The King of Ireland's son sets out to find the Enchanter of the Back-Lands where he meets the Enchanter's daugh-ter Fedelma. He loses her and has many adventures to find her again.
What a joyful and engrossing book this is! An marvelous network of interlaced stories-within-stories keeps you on your toes, trying to keep it all in your head at one time. Each tale is a marvel of masterful storytelling in itself, but the relationships of the stories and characters to each other compounds the delight. Treat yourself to a unique experience - read this book.

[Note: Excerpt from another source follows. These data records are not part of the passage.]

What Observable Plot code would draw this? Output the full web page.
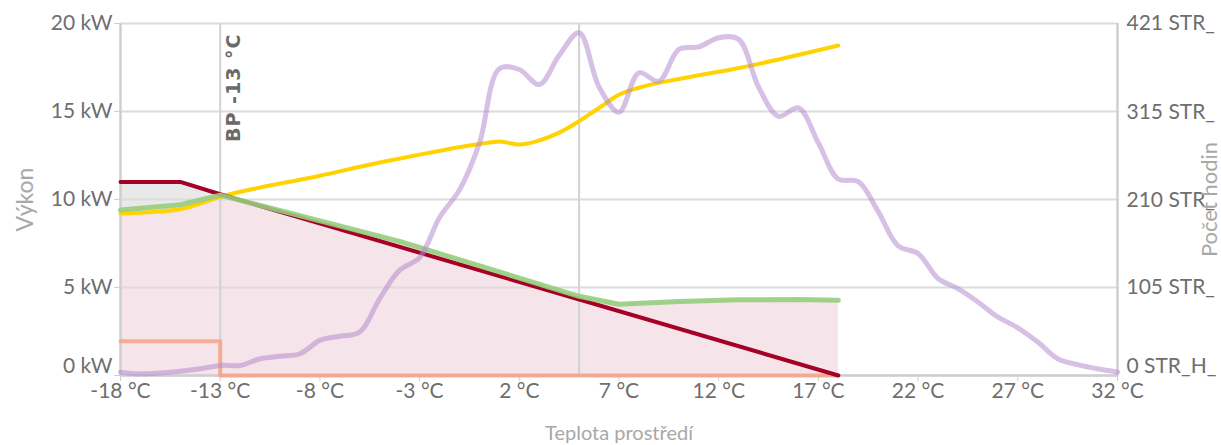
<!DOCTYPE html>
<html><head><meta charset="utf-8">
<script src="https://cdn.jsdelivr.net/npm/d3@7"></script>
<script src="https://cdn.jsdelivr.net/npm/@observablehq/plot@0.6"></script>
<style>html,body{margin:0;padding:0;overflow:hidden;background:#fff}</style>
</head><body><div id="chart"></div>
<script>
// Tepelná ztráta (kW)
const demandT = [-18, -15, -13, 18];
const demandKW = [11, 11, 10.3, 0];
// Výkon TČ (kW)
const pumpT = [-18, -15, -13, -4, 5, 7, 10, 13, 16, 18];
const pumpKW = [9.4, 9.7, 10.25, 7.62, 4.5, 4.05, 4.2, 4.3, 4.32, 4.27];
// Max. výkon (kW)
const maxT = [-18, -15, -13, -8, -5, -3, 0, 1, 2, 3, 4, 5, 6, 7, 8, 10, 12.7, 18];
const maxKW = [9.2, 9.45, 10.15, 11.35, 12.1, 12.55, 13.15, 13.3, 13.12, 13.35, 13.8, 14.45, 15.2, 15.95, 16.35, 16.85, 17.4, 18.75];
// Bivalentní zdroj (kW)
const backupT = [-18, -13, -13, 18];
const backupKW = [1.95, 1.95, 0, 0];
// Počet hodin
const hoursT = [-18,-17,-16,-15,-14,-13,-12,-11,-10,-9,-8,-7,-6,-5,-4,-3,-2,-1,0,1,2,3,4,5,6,7,8,9,10,11,12,13,14,15,16,17,18,19,20,21,22,23,24,25,26,27,28,29,30,31,32];
const hours = [4,2,3,5,8,12,12,20,23,26,42,47,52,92,126,141,189,222,278,367,366,348,383,410,345,315,362,352,390,393,404,402,345,310,320,278,235,232,196,155,146,116,104,88,70,57,40,20,13,8,4];

const xTicks = [-18, -13, -8, -3, 2, 7, 12, 17, 22, 27, 32];
const yTicks = [5, 10, 15, 20];
const yZero = [0];
const rightTicks = [105, 210, 315, 421];
const rightZero = [0];
const rightLabels = ["105 STR_", "210 STR_", "315 STR_", "421 STR_"];
const rightZeroLabel = "0 STR_H_";
const markers = [-13, 5];
const bpLabel = "BP -13 °C";
const yTitle = "Výkon", y2Title = "Počet hodin", xTitle = "Teplota prostředí";
const hoursMax = 421, kwMax = 20;

const zip = (ts, vs) => ts.map((t, i) => ({t, v: vs[i]}));
const demand = zip(demandT, demandKW);
const pump = zip(pumpT, pumpKW);
const maxP = zip(maxT, maxKW);
const backup = zip(backupT, backupKW);
const hrs = hoursT.map((t, i) => ({t, v: hours[i] * kwMax / hoursMax}));
const grayArea = demandT.filter(t => t <= -13).map(t => ({
  t, lo: pumpKW[pumpT.indexOf(t)], hi: demandKW[demandT.indexOf(t)]
}));
const rightPos = rightTicks.map(h => h * kwMax / hoursMax);
const rightMap = new Map(rightPos.map((p, i) => [p, rightLabels[i]]));
const allY = yZero.concat(yTicks);

const tickColor = "#6e6e6e", titleColor = "#a8a8a8", lineColor = "#cfcfcf";

const chart = Plot.plot({
  width: 1221, height: 445,
  marginLeft: 120, marginRight: 104, marginTop: 23, marginBottom: 70,
  x: {domain: [-18, 32]},
  y: {domain: [0, 20]},
  style: {fontFamily: "Lato, sans-serif", fontSize: "21px", color: tickColor, background: "#fff", overflow: "hidden"},
  marks: [
    Plot.areaY(pump, {x: "t", y: "v", fill: "#f5e4e9"}),
    Plot.areaY(grayArea, {x: "t", y1: "lo", y2: "hi", fill: "#e9e9e9"}),
    Plot.gridY(allY, {stroke: "#dcdcdc", strokeOpacity: 1, strokeWidth: 2}),
    Plot.ruleX(markers, {stroke: "#d2d2d2", strokeWidth: 2}),
    Plot.ruleX([-18, 32], {stroke: lineColor, strokeWidth: 2.5}),
    Plot.ruleY([0], {stroke: lineColor, strokeWidth: 2.5}),
    Plot.axisY(allY, {anchor: "left", tickFormat: () => "", tickSize: 6, stroke: lineColor, label: null}),
    Plot.axisY(yTicks, {anchor: "left", tickFormat: d => `${d} kW`, tickSize: 0, tickPadding: 8, fill: tickColor, label: null}),
    Plot.axisY(yZero, {anchor: "left", tickFormat: d => `${d} kW`, tickSize: 0, tickPadding: 8, dy: -9, fill: tickColor, label: null}),
    Plot.axisY(rightPos, {anchor: "right", tickFormat: d => rightMap.get(d), tickSize: 0, tickPadding: 9, fill: tickColor, label: null}),
    Plot.axisY(rightZero, {anchor: "right", tickFormat: () => rightZeroLabel, tickSize: 0, tickPadding: 9, dy: -9, fill: tickColor, label: null}),
    Plot.axisX(xTicks, {tickFormat: d => `${d} °C`, tickSize: 6, tickPadding: 2, stroke: lineColor, fill: tickColor, label: null}),
    Plot.line(backup, {x: "t", y: "v", stroke: "#f4a386", strokeWidth: 4, strokeOpacity: 0.85}),
    Plot.line(maxP, {x: "t", y: "v", stroke: "#ffd200", strokeWidth: 4, curve: "monotone-x"}),
    Plot.line(demand, {x: "t", y: "v", stroke: "#a50026", strokeWidth: 4}),
    Plot.line(pump, {x: "t", y: "v", stroke: "#96cd7d", strokeWidth: 5, strokeOpacity: 0.9}),
    Plot.line(hrs, {x: "t", y: "v", stroke: "#b48ccf", strokeWidth: 5, strokeOpacity: 0.55, curve: "catmull-rom"}),
    Plot.text([bpLabel], {x: () => -13, frameAnchor: "top", rotate: -90, textAnchor: "end", lineAnchor: "middle", dx: 14, dy: 10, fontWeight: "bold", fontSize: 19, fill: "#6a6a6a", fontFamily: "DejaVu Sans, sans-serif"}),
    Plot.text([yTitle], {frameAnchor: "left", textAnchor: "middle", lineAnchor: "middle", dx: -95, rotate: -90, fill: titleColor, fontSize: 23}),
    Plot.text([y2Title], {frameAnchor: "right", textAnchor: "middle", lineAnchor: "middle", dx: 92, rotate: -90, fill: titleColor, fontSize: 22}),
    Plot.text([xTitle], {frameAnchor: "bottom", textAnchor: "middle", lineAnchor: "middle", dy: 58, fill: titleColor, fontSize: 20})
  ]
});
d3.select(chart).selectAll("text").filter(function() { return this.textContent === bpLabel; }).attr("letter-spacing", "1px");
document.getElementById("chart").appendChild(chart);
</script>
</body></html>
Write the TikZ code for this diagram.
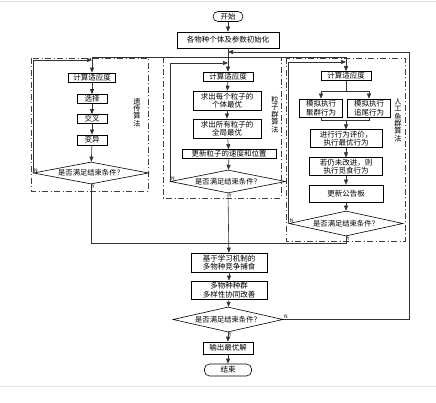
\documentclass[tikz,border=0pt]{standalone}
\usepackage{fontspec}
\setmainfont{Noto Sans CJK SC}
\usepackage{tikz}
\usetikzlibrary{shapes.geometric, arrows.meta, positioning, calc}

\begin{document}
\begin{tikzpicture}[x=1pt, y=-1pt,
    box/.style={rectangle, draw=black, line width=0.6pt, fill=white, inner xsep=2pt, inner ysep=1pt, align=center, font=\fontsize{7.5}{8.6}\selectfont},
    term/.style={box, rounded corners=5pt},
    cond/.style={diamond, draw=black, line width=0.6pt, fill=white, aspect=4.7, inner sep=0pt, minimum width=114pt, minimum height=24pt, font=\fontsize{7.3}{8}\selectfont},
    panel/.style={draw=black!75, line width=0.6pt, dash pattern=on 6pt off 2.5pt on 1pt off 2.5pt},
    tag/.style={font=\fontsize{7.2}{7.4}\selectfont, align=center, inner sep=0pt},
    yn/.style={font=\fontsize{5}{5}\selectfont, inner sep=0.6pt},
    arrow/.style={line width=0.6pt, ->, >={Triangle[length=5pt, width=4pt]}, draw=black!80},
    line/.style={line width=0.6pt, draw=black!80}
]
    \fill[white] (0,0) rectangle (436,403);
    \useasboundingbox (0,0) rectangle (436,403);
    \draw[blue!30!gray!20] (0,1.5) -- (436,1.5);
    \draw[blue!30!gray!20] (0,386) -- (436,386);

    % Frames
    \draw[panel] (31,58) rectangle (148,191);
    \draw[panel] (163,57) rectangle (281,198);
    \draw[panel] (286,58) rectangle (405,241);

    % Nodes
    \node[term, minimum width=30pt, minimum height=10pt] (start) at (228,16.5) {开始};
    \node[box, minimum width=102pt, minimum height=16pt] (init) at (228,40) {各物种个体及参数初始化};

    \node[box, minimum width=47pt, minimum height=9pt] (gaFit) at (92,77.5) {计算适应度};
    \node[box, minimum width=30pt, minimum height=9pt] (gaSel) at (92,99) {选择};
    \node[box, minimum width=30pt, minimum height=9pt] (gaCross) at (92,119) {交叉};
    \node[box, minimum width=30pt, minimum height=10pt] (gaMut) at (92,140) {变异};
    \node[cond, minimum width=115pt, minimum height=22pt] (gaDec) at (91,173) {是否满足结束条件？};
    \node[tag] (gaTag) at (137,112.5) {遗\\传\\算\\法};

    \node[box, minimum width=50pt, minimum height=9pt] (psoFit) at (228,76.5) {计算适应度};
    \node[box, minimum width=68pt, minimum height=19pt] (psoPbest) at (227,100.5) {求出每个粒子的\\个体最优};
    \node[box, minimum width=68pt, minimum height=19pt] (psoGbest) at (227,128.5) {求出所有粒子的\\全局最优};
    \node[box, minimum width=94pt, minimum height=9pt] (psoUpd) at (229,154) {更新粒子的速度和位置};
    \node[cond, minimum width=115pt, minimum height=23pt] (psoDec) at (228,181.5) {是否满足结束条件？};
    \node[tag] (psoTag) at (275,114.5) {粒\\子\\群\\算\\法};

    \node[box, minimum width=50pt, minimum height=9pt] (fishFit) at (346,76) {计算适应度};
    \node[box, minimum width=43pt, minimum height=18pt] (fishSwarm) at (321,108) {模拟执行\\聚群行为};
    \node[box, minimum width=43pt, minimum height=18pt] (fishFollow) at (369,108) {模拟执行\\追尾行为};
    \node[box, minimum width=72pt, minimum height=17pt] (fishEval) at (346,138.5) {进行行为评价，\\执行最优行为};
    \node[box, minimum width=73pt, minimum height=17pt] (fishPrey) at (346,166.5) {若仍未改进，则\\执行觅食行为};
    \node[box, minimum width=74pt, minimum height=17pt] (fishBoard) at (346,193.5) {更新公告板};
    \node[cond, minimum width=114pt, minimum height=25pt] (fishDec) at (346,223.5) {是否满足结束条件？};
    \node[tag] (fishTag) at (398,120) {人\\工\\鱼\\群\\算\\法};

    \node[box, minimum width=76pt, minimum height=19pt] (learn) at (229,262.5) {基于学习机制的\\多物种竞争捕食};
    \node[box, minimum width=76pt, minimum height=18pt] (diverse) at (229,290) {多物种种群\\多样性协同改善};
    \node[cond, minimum width=110pt, minimum height=25pt] (finDec) at (228,319.5) {是否满足结束条件？};
    \node[box, minimum width=50pt, minimum height=12pt] (best) at (228,348) {输出最优解};
    \node[term, minimum width=47pt, minimum height=12pt] (stop) at (228,370) {结束};

    % Coordinates
    \coordinate (reEntry) at (228,52);
    \coordinate (fork) at (228,57);
    \coordinate (gaBack) at (92,60);
    \coordinate (psoBack) at (228,63);
    \coordinate (fishBack) at (346,62);
    \coordinate (fishSplit) at (346,91);
    \coordinate (fishJoin) at (346,120);
    \coordinate (merge) at (228,243);
    \coordinate (outer) at (409,319.5);

    % Paths
    \draw[arrow] (start) -- (init);
    \draw[arrow] (init) -- (psoFit);
    \draw[arrow] (fork) -| (gaFit);
    \draw[arrow] (fork) -| (fishFit);

    \draw[arrow] (gaFit) -- (gaSel);
    \draw[arrow] (gaSel) -- (gaCross);
    \draw[arrow] (gaCross) -- (gaMut);
    \draw[arrow] (gaMut) -- (gaDec);
    \draw[arrow] (gaDec.west) |- (gaBack);

    \draw[arrow] (psoFit) -- (psoPbest);
    \draw[arrow] (psoPbest) -- (psoGbest);
    \draw[arrow] (psoGbest) -- (psoUpd);
    \draw[arrow] (psoUpd) -- (psoDec);
    \draw[arrow] (psoDec.west) |- (psoBack);

    \draw[line] (fishFit) -- (fishSplit);
    \draw[arrow] (fishSplit) -| (fishSwarm);
    \draw[arrow] (fishSplit) -| (fishFollow);
    \draw[line] (fishSwarm.south) |- (fishJoin);
    \draw[line] (fishFollow.south) |- (fishJoin);
    \draw[arrow] (fishJoin) -- (fishEval);
    \draw[arrow] (fishEval) -- (fishPrey);
    \draw[arrow] (fishPrey) -- (fishBoard);
    \draw[arrow] (fishBoard) -- (fishDec);
    \draw[arrow] (fishDec.west) |- (fishBack);

    \draw[line] (gaDec.south) |- (merge);
    \draw[line] (fishDec.south) |- (merge);
    \draw[arrow] (psoDec.south) -- (learn);
    \draw[arrow] (learn) -- (diverse);
    \draw[arrow] (diverse) -- (finDec);
    \draw[arrow] (finDec) -- (best);
    \draw[arrow] (best) -- (stop);
    \draw[arrow] (finDec.east) -- (outer) |- (reEntry);

    % Labels
    \node[yn, above right] at (gaDec.west) {N};
    \node[yn, below right] at (gaDec.south) {Y};
    \node[yn, above right] at (psoDec.west) {N};
    \node[yn, below right] at (psoDec.south) {Y};
    \node[yn, above right] at (fishDec.west) {N};
    \node[yn, below right] at (fishDec.south) {Y};
    \node[yn, above right] at (finDec.east) {N};
    \node[yn, below right] at (finDec.south) {Y};
\end{tikzpicture}
\end{document}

very entertaining, but repetitive to the scholar
Published by Thriftbooks.com User , 16 years ago
I immensely enjoyed the fine job Padraic Colum did of crafting these disparate tales into a rambling--yet consistently attention-riveting--"tale within a tale" in the Arabian Nights (e.g., Tale of the Hunchback) style. I am sure that people new to the genre will sit spellbound while the often humorous, always enchanting, adventures of the various characters play and interplay. I was a bit disappointed that many episodes were familiar to me from the folklore of other nations, and--given Colum's background and predilections--one wonders how much of that was accidental and how much, quite deliberate albeit (Colum may have presumed) safely beyond detection. For example, the Unique Tale is reminiscent of both the Grimm's story of the seven geese and the Norwegian tale of the twelve wild ducks (sans the sewing gaffe that leaves the youngest brother with one arm and one wing). The Churl's comeuppance is identical to a southern French tale about the clever servant, though--since the erstwhile denigrated youngest brother (Askeladde, as it were) outdoes his elder siblings, the tale could easily have hailed from Scandinavia. Next, during Flann's adventures with the giant Crom Dubh, I was all but certain that the episode would segue into the thrice-plus-thrice hiding contest, but I was let down when the king of Greece's daughter--on hand to coach our hero as the giant hid in the ring, the football, etc.--was nowhere to be found. (By the way, for the Prydain fan, the side tale of Gilly's origin smacks of extreme familarity anent one of Alexander's novellas--if not in the chronicles of Taran Pig-Keeper, then somewhere along those lines.) Names were also freely borrowed from other sources: Art (but where are Neart and Ceart?) and Aefa (Ler's wife: more commonly, Aeife) spring immediately to mind. Notwithstanding these picayune (if not sciolistic) criticisms--which would only be of concern to the folklore expert with encyclopedic recall and fingertip command of such nineteenth- and twentieth-century authorities as Asbjornsen, Burton, Glassie, Moe, O'Suilleabhain, Pourrat, and Thygesen-Blecher--the saga is extremely well done and a profound pleasure to adults and older children alike. Enjoy!
excellent book!
Published by Thriftbooks.com User , 20 years ago
I read this book to my 8- and 4- year old sons and they were both enthralled. We've decided that it is the best book we've ever read, even compared with the Chronicles of Narnia or Half Magic. We're going to read once a year for probably the next five years! It's beautiful, thrilling, and even if you get lost among the many plot twists, it all comes back in the end, and the wandering is so enjoyable it doesn't matter.
TKing of Ireland's Son was a beautful enjoyable fairytale
Published by Thriftbooks.com User , 25 years ago
The King of Ireland's Son was a beautiful, enjoyable wonderful fairy tale. If you read one sentence you would already love it. It has excitement, sadness and happiness. You should read it.